Judging by our current social and economic problems, it is clear that the next President, whoever he or she might be, will not have the greatest of times running the show, and based on latest opinion polls (which as we know can change overnight) it is likely that the Republican Candidate will win if Obama is the Democratic Candidate. So Rick Perry seeking the candidacy is something we ahould be concerned about, right?.
Rick Perry is the Governor of Texas who organized “The Response”, a day of fasting and Christian prayers asking Jesus to deliver our country from the current situation. The event took place on August 6 and it was presided over by Perry. Can you spell “Separation of Church and State”?
The prospect of a Christian advocate who believes that it is OK for him to endorse officially one religion becoming President of the United States should have every member of every minority religious group running for shelter, and Jews in particular should run around yelling “Gevalt!”
It is not about Perry's party affiliation – plenty of other Republican hopefuls who did not try to demolish the wall of separation between Religion and politics are in the run. It is about this scary concept that somebody with an agenda of religious intolerance can gain the power to impose on all of us his/her own religious views. Just weeks after the petition to ban circumcision in San Francisco made the November ballots, this prospect is piling up evidence that something is going amiss in our political system.
Among the fundamental principles of American Democracy is the Separation of Church and State, that needs to be understood in the context of religious practice being a private matter for the individual while politics deal with the public domain, the Republic and its businesses. For the system to have no safeguards against candidates that question the fundamental principles enshrined in our Constitution and the Amendments seems somehow wrong...or is it?
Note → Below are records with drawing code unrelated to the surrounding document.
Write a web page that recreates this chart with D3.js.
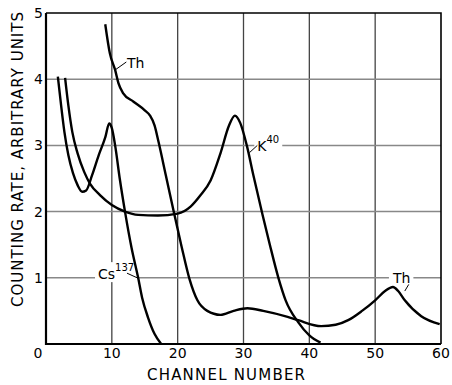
<!DOCTYPE html>
<meta charset="utf-8">
<title>Counting rate vs channel number</title>
<style>
  body { margin: 0; background: #fff; }
  text { font-family: "DejaVu Sans", sans-serif; fill: #000; }
</style>
<body>
<script src="https://cdn.jsdelivr.net/npm/d3@7"></script>
<script>

var width = 452,
    height = 385;

// channel number, counting rate
var cs137 = [[1.8,4.04],[2.3,3.6],[2.8,3.2],[3.4,2.85],[4.1,2.58],[4.8,2.4],[5.5,2.3],[6.1,2.32],[7,2.55],[8,2.85],[9,3.12],[9.6,3.33],[10.0,3.26],[10.5,3.0],[11.2,2.5],[12,2.0],[13,1.45],[14,1.0],[14.6,0.7],[15.5,0.4],[16.5,0.15],[17.5,0]];

var k40 = [[2.9,4.02],[3.4,3.6],[4.0,3.2],[4.8,2.88],[5.8,2.6],[6.7,2.42],[8.2,2.25],[10,2.1],[12,2.0],[14,1.95],[17,1.94],[20,1.97],[22,2.08],[23.4,2.24],[25,2.47],[26.5,2.88],[27.8,3.3],[28.7,3.45],[29.5,3.34],[30.5,3.0],[31.5,2.55],[32.9,1.95],[34,1.5],[35.3,1.0],[36.4,0.66],[38.3,0.33],[40,0.13],[41.7,0.02]];

var th = [[9.0,4.83],[9.7,4.39],[10.5,4.14],[11.0,3.94],[11.7,3.79],[13.3,3.66],[15.0,3.53],[15.8,3.45],[16.5,3.3],[17.1,3.05],[18.2,2.55],[19.4,2.0],[20.6,1.47],[21.8,0.98],[23,0.66],[24.5,0.5],[26.5,0.44],[28.5,0.5],[30.6,0.54],[33,0.5],[36.7,0.41],[38.3,0.36],[41.8,0.27],[44,0.29],[45.9,0.36],[48,0.5],[50,0.66],[51.5,0.8],[52.7,0.86],[53.5,0.8],[54.5,0.66],[57,0.42],[59.8,0.30]];

var xTicks = [0, 10, 20, 30, 40, 50, 60],
    yTicks = [1, 2, 3, 4, 5];

// curve labels: text start, sup text, leader from / to (data units)
var labels = [
  {name: "Th", sup: "", x: 12.3, y: 4.17, from: [10.5, 4.14], to: [12.2, 4.26]},
  {name: "K", sup: "40", x: 32.1, y: 2.92, from: [30.9, 2.89], to: [32.1, 3.0]},
  {name: "Cs", sup: "137", x: 7.9, y: 0.98, from: [12.3, 1.07], to: [13.85, 1.0]},
  {name: "Th", sup: "", x: 52.7, y: 0.92, from: [54.5, 0.8], to: [55.1, 0.9]}
];

var x = d3.scaleLinear().domain([0, 60]).range([46, 441]);
var y = d3.scaleLinear().domain([0, 5]).range([344, 13]);

var svg = d3.select("body").append("svg")
    .attr("width", width)
    .attr("height", height);

// grid
svg.append("g").selectAll("line")
    .data([10, 20, 30, 40, 50])
  .enter().append("line")
    .attr("x1", function(d) { return x(d); })
    .attr("x2", function(d) { return x(d); })
    .attr("y1", y(0))
    .attr("y2", y(5))
    .attr("stroke", "#444")
    .attr("stroke-width", 1.3);

svg.append("g").selectAll("line")
    .data([1, 2, 3, 4])
  .enter().append("line")
    .attr("x1", x(0))
    .attr("x2", x(60))
    .attr("y1", function(d) { return y(d); })
    .attr("y2", function(d) { return y(d); })
    .attr("stroke", "#888")
    .attr("stroke-width", 1.5);

// frame
svg.append("path")
    .attr("d", "M" + x(0) + "," + y(5) + "H" + x(60) + "V" + y(0))
    .attr("fill", "none")
    .attr("stroke", "#000")
    .attr("stroke-width", 1.6);
svg.append("path")
    .attr("d", "M" + x(0) + "," + y(5) + "V" + y(0) + "H" + x(60))
    .attr("fill", "none")
    .attr("stroke", "#000")
    .attr("stroke-width", 2.2);

// label backgrounds knock out the grid
var lab = svg.append("g").selectAll("g")
    .data(labels)
  .enter().append("g");

var tx = lab.append("text")
    .attr("x", function(d) { return x(d.x); })
    .attr("y", function(d) { return y(d.y); })
    .style("font-size", "14px");
tx.append("tspan").text(function(d) { return d.name; });
tx.append("tspan")
    .attr("dy", -8)
    .style("font-size", "10px")
    .text(function(d) { return d.sup; });

lab.each(function() {
  var t = d3.select(this).select("text"),
      b = t.node().getBBox();
  d3.select(this).insert("rect", "text")
      .attr("x", b.x - 3)
      .attr("y", b.y)
      .attr("width", b.width + 6)
      .attr("height", b.height)
      .attr("fill", "#fff");
});

lab.append("line")
    .attr("x1", function(d) { return x(d.from[0]); })
    .attr("y1", function(d) { return y(d.from[1]); })
    .attr("x2", function(d) { return x(d.to[0]); })
    .attr("y2", function(d) { return y(d.to[1]); })
    .attr("stroke", "#000")
    .attr("stroke-width", 1);

// curves
var line = d3.line()
    .x(function(d) { return x(d[0]); })
    .y(function(d) { return y(d[1]); })
    .curve(d3.curveMonotoneX);

svg.append("g").selectAll("path")
    .data([cs137, k40, th])
  .enter().append("path")
    .attr("d", line)
    .attr("fill", "none")
    .attr("stroke", "#000")
    .attr("stroke-width", 2.4)
    .attr("stroke-linejoin", "round");

// tick labels
svg.append("g").selectAll("text")
    .data(xTicks)
  .enter().append("text")
    .attr("x", function(d) { return d == 0 ? x(d) - 8 : x(d); })
    .attr("y", y(0) + 14)
    .attr("text-anchor", "middle")
    .style("font-size", "14px")
    .text(function(d) { return d; });

svg.append("g").selectAll("text")
    .data(yTicks)
  .enter().append("text")
    .attr("x", x(0) - 3)
    .attr("y", function(d) { return y(d) + 5; })
    .attr("text-anchor", "end")
    .style("font-size", "14px")
    .text(function(d) { return d; });

// axis titles
svg.append("text")
    .attr("x", 147)
    .attr("y", 380)
    .attr("textLength", 158)
    .attr("lengthAdjust", "spacing")
    .style("font-size", "15px")
    .text("CHANNEL NUMBER");

svg.append("text")
    .attr("transform", "translate(23,307) rotate(-90)")
    .attr("textLength", 295)
    .attr("lengthAdjust", "spacing")
    .style("font-size", "15px")
    .text("COUNTING RATE, ARBITRARY UNITS");

</script>
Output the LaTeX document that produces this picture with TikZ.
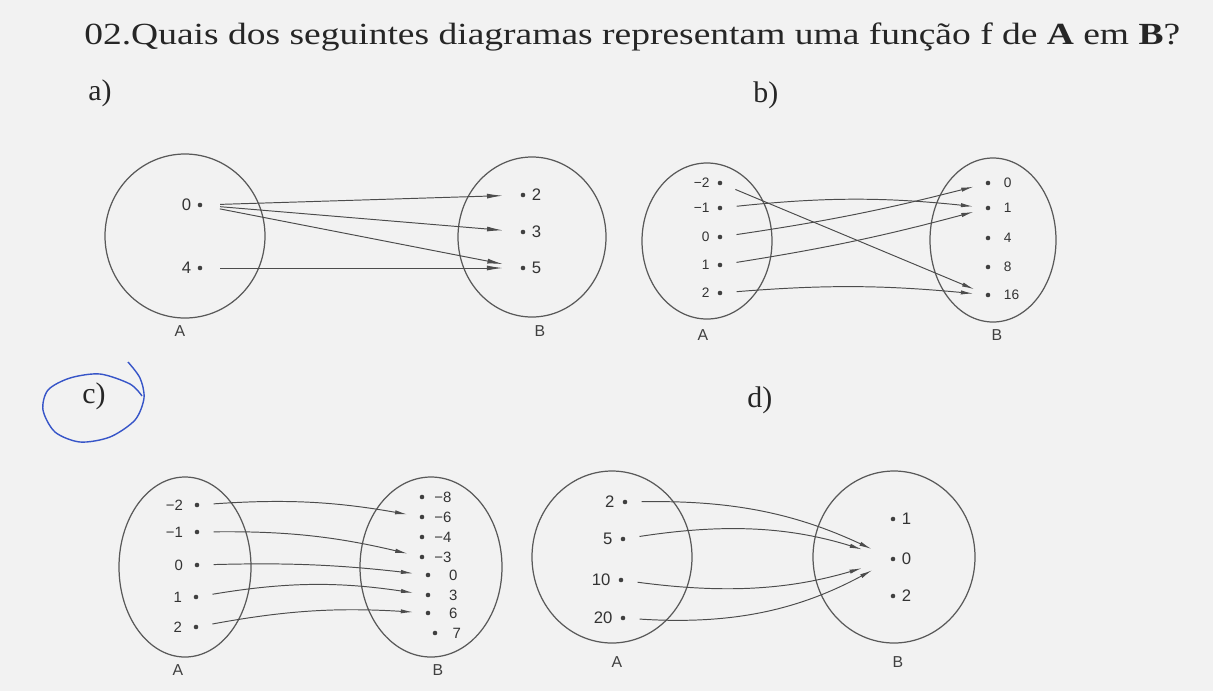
\documentclass[tikz,border=0pt]{standalone}
\usepackage{fontspec}
\setmainfont{Liberation Serif}
\newfontfamily\rotulo{Liberation Sans}
\usetikzlibrary{arrows.meta}
\definecolor{caneta}{RGB}{55,85,200}
\definecolor{papel}{RGB}{242,242,242}

\tikzset{
  elem/.style={circle, fill=black!75, inner sep=0pt, minimum size=2.6pt},
  conj/.style={draw=black!65, line width=0.7pt},
  seta/.style={draw=black!70, line width=0.55pt, -{Latex[length=7pt,width=2.4pt]},
    shorten <=8pt, shorten >=7pt},
  item/.style={font=\fontsize{17}{17}\selectfont, text=black!85},
  nome/.style={font=\rotulo\fontsize{9}{9}\selectfont, text=black!75},
}

\begin{document}
\begin{tikzpicture}[x=0.02cm, y=-0.02cm]
  \fill[papel] (0,0) rectangle (1213,691);
  \useasboundingbox (0,0) rectangle (1213,691);

  % enunciado
  \node[anchor=base west, inner sep=0pt, text=black!85, font=\fontsize{17.5}{19}\selectfont]
    (titulo) at (84,44) {\scalebox{1.22}[1]{02.Quais dos seguintes diagramas representam uma função f de \textbf{A} em \textbf{B}?}};
  \node[item, anchor=base west, inner sep=0pt] (ia) at (88,100) {a)};
  \node[item, anchor=base west, inner sep=0pt] (ib) at (753,102) {b)};
  \node[item, anchor=base west, inner sep=0pt] (ic) at (82,403) {c)};
  \node[item, anchor=base west, inner sep=0pt] (id) at (747,407) {d)};

  % marca a caneta
  \draw[caneta, line width=0.8pt] plot[smooth] coordinates {(128,362) (140,378) (144,398) (135,420)
    (110,437) (80,442) (55,432) (43,410) (48,390) (70,378) (100,374) (130,384) (142,396)};

  % diagrama a)
  \begin{scope}[every label/.style={font=\rotulo\fontsize{9.5}{10}\selectfont, text=black!80}]
    \draw[conj] (185,236) ellipse [x radius=80, y radius=82];
    \draw[conj] (532,237) ellipse [x radius=74, y radius=80];
    \node[nome] (nA1) at (180,331) {A};
    \node[nome] (nB1) at (540,331) {B};
    \node[elem, label=left:0] (a0) at (200,205) {};
    \node[elem, label=left:4] (a4) at (200,268) {};
    \node[elem, label=right:2] (b2) at (523,195) {};
    \node[elem, label=right:3] (b3) at (523,232) {};
    \node[elem, label=right:5] (b5) at (523,268) {};
    \begin{scope}[seta/.append style={-{Latex[length=9pt,width=2.8pt]}, shorten <=10pt, shorten >=10pt}]
      \draw[seta] (a0) -- (b2);
      \draw[seta] (a0) -- (b3);
      \draw[seta] (a0) -- (b5);
      \draw[seta] (a4) -- (b5);
    \end{scope}
  \end{scope}

  % diagrama b)
  \begin{scope}[every label/.style={font=\rotulo\fontsize{7.8}{8}\selectfont, text=black!80}]
    \draw[conj] (707,241) ellipse [x radius=65, y radius=78];
    \draw[conj] (993,240) ellipse [x radius=63, y radius=82];
    \node[nome] (nA2) at (703,335) {A};
    \node[nome] (nB2) at (997,335) {B};
    \node[elem, label={[label distance=1pt]left:−2}] (pm2) at (720,183) {};
    \node[elem, label={[label distance=1pt]left:−1}] (pm1) at (720,208) {};
    \node[elem, label={[label distance=1pt]left:0}] (p0) at (720,237) {};
    \node[elem, label={[label distance=1pt]left:1}] (p1) at (720,265) {};
    \node[elem, label={[label distance=1pt]left:2}] (p2) at (720,293) {};
    \node[elem, label={[label distance=4pt]right:0}] (q0) at (988,183) {};
    \node[elem, label={[label distance=4pt]right:1}] (q1) at (988,208) {};
    \node[elem, label={[label distance=4pt]right:4}] (q4) at (988,238) {};
    \node[elem, label={[label distance=4pt]right:8}] (q8) at (988,267) {};
    \node[elem, label={[label distance=4pt]right:16}] (q16) at (988,295) {};
    \draw[seta] (pm2) -- (q16);
    \draw[seta] (pm1) to[bend left=6] (q1);
    \draw[seta] (p0) to[bend right=3] (q0);
    \draw[seta] (p1) to[bend right=3] (q1);
    \draw[seta] (p2) to[bend left=5] (q16);
  \end{scope}

  % diagrama c)
  \begin{scope}[every label/.style={font=\rotulo\fontsize{8.5}{9}\selectfont, text=black!80}]
    \draw[conj] (185,567) ellipse [x radius=66, y radius=90];
    \draw[conj] (431,567) ellipse [x radius=71, y radius=90];
    \node[nome] (nA3) at (178,670) {A};
    \node[nome] (nB3) at (438,670) {B};
    \node[elem, label={[label distance=3pt]left:−2}] (cm2) at (197,505) {};
    \node[elem, label={[label distance=3pt]left:−1}] (cm1) at (197,532) {};
    \node[elem, label={[label distance=3pt]left:0}] (c0) at (197,565) {};
    \node[elem, label={[label distance=3pt]left:1}] (c1) at (196,597) {};
    \node[elem, label={[label distance=3pt]left:2}] (c2) at (196,627) {};
    \node[elem, label={[label distance=2pt]right:−8}] (dm8) at (422,497) {};
    \node[elem, label={[label distance=2pt]right:−6}] (dm6) at (422,517) {};
    \node[elem, label={[label distance=2pt]right:−4}] (dm4) at (422,537) {};
    \node[elem, label={[label distance=2pt]right:−3}] (dm3) at (422,557) {};
    \node[elem, label={[label distance=2pt]right:\phantom{−}0}] (d0) at (428,575) {};
    \node[elem, label={[label distance=2pt]right:\phantom{−}3}] (d3) at (428,595) {};
    \node[elem, label={[label distance=2pt]right:\phantom{−}6}] (d6) at (428,613) {};
    \node[elem, label={[label distance=0pt]right:\phantom{−}7}] (d7) at (435,633) {};
    \draw[seta] (cm2) to[bend left=7] (dm6);
    \draw[seta] (cm1) to[bend left=7] (dm3);
    \draw[seta] (c0) to[bend left=4] (d0);
    \draw[seta] (c1) to[bend left=9] (d3);
    \draw[seta] (c2) to[bend left=7] (d6);
  \end{scope}

  % diagrama d)
  \begin{scope}[every label/.style={font=\rotulo\fontsize{9.5}{10}\selectfont, text=black!80}]
    \draw[conj] (612,557) ellipse [x radius=80, y radius=86];
    \draw[conj] (894,557) ellipse [x radius=81, y radius=86];
    \node[nome] (nA4) at (617,662) {A};
    \node[nome] (nB4) at (898,662) {B};
    \node[elem, label={[label distance=1pt]left:2}] (e2) at (625,502) {};
    \node[elem, label={[label distance=1pt]left:5}] (e5) at (623,539) {};
    \node[elem, label={[label distance=1pt]left:10}] (e10) at (621,580) {};
    \node[elem, label={[label distance=1pt]left:20}] (e20) at (623,618) {};
    \node[elem, label=right:1] (f1) at (893,519) {};
    \node[elem, label=right:0] (f0) at (893,559) {};
    \node[elem, label=right:2] (f2) at (893,596) {};
    \draw[seta, shorten >=12pt] (e2) to[bend left=13] (f0);
    \draw[seta, shorten >=17pt] (e5) to[bend left=13] (f0);
    \draw[seta, shorten >=17pt] (e10) to[bend right=12] (f0);
    \draw[seta, shorten >=12pt] (e20) to[bend right=16] (f0);
  \end{scope}
\end{tikzpicture}
\end{document}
Let me jump to the other end of the globe, to Israel. Israel is now facing a serious diplomatic threat at the United Nations, where the Palestinian leadership is seeking permission to ditch the principles that have guided Peace negotiations between Israelis and Palestinians since 1993, making it unnecessary for them to recognize Israel as a Jewish State (something that was a basic point in the Oslo agreements). Yet today in Israel, hundreds of thousands of Israeli citizens are protesting the government's social policies which have lead to rising housing costs, rising unemployment and shrinking social support network. Should they silence their complains because of an external threat?. The fact that Israelis are free to express their concerns in massive public demonstrations at this time is in fact the living proof of the strength of Israeli democracy, and should Israel survive the current internal and external challenges (and I believe it will), it will emerge from this situation even stronger than before.
By the same token, a Presidential Candidate who advocates God's intervention to get us out of the current mess, should be seen as a healthy indicator of religious Freedom and Democracy; and America will survive it.
But while America will survive Perry as a candidate doesn't mean that the Republican Party will. If Perry becomes the Candidate, the GOP would be putting itself in a very difficult electoral position because the Country is not Texas, and most citizens will oppose his entry into the White House. But if Perry is not allow to run, or if he decides to press the issue, it could lead to a split in the Republican Party and a situation similar to Ross Perot candidacy that will effectively hand over the election to the Democrats.
Whatever happens, and however it is resolved, this situation makes me in fact happy to live in a country where this debate is possible, and not in Syria where dissent with the government equals death.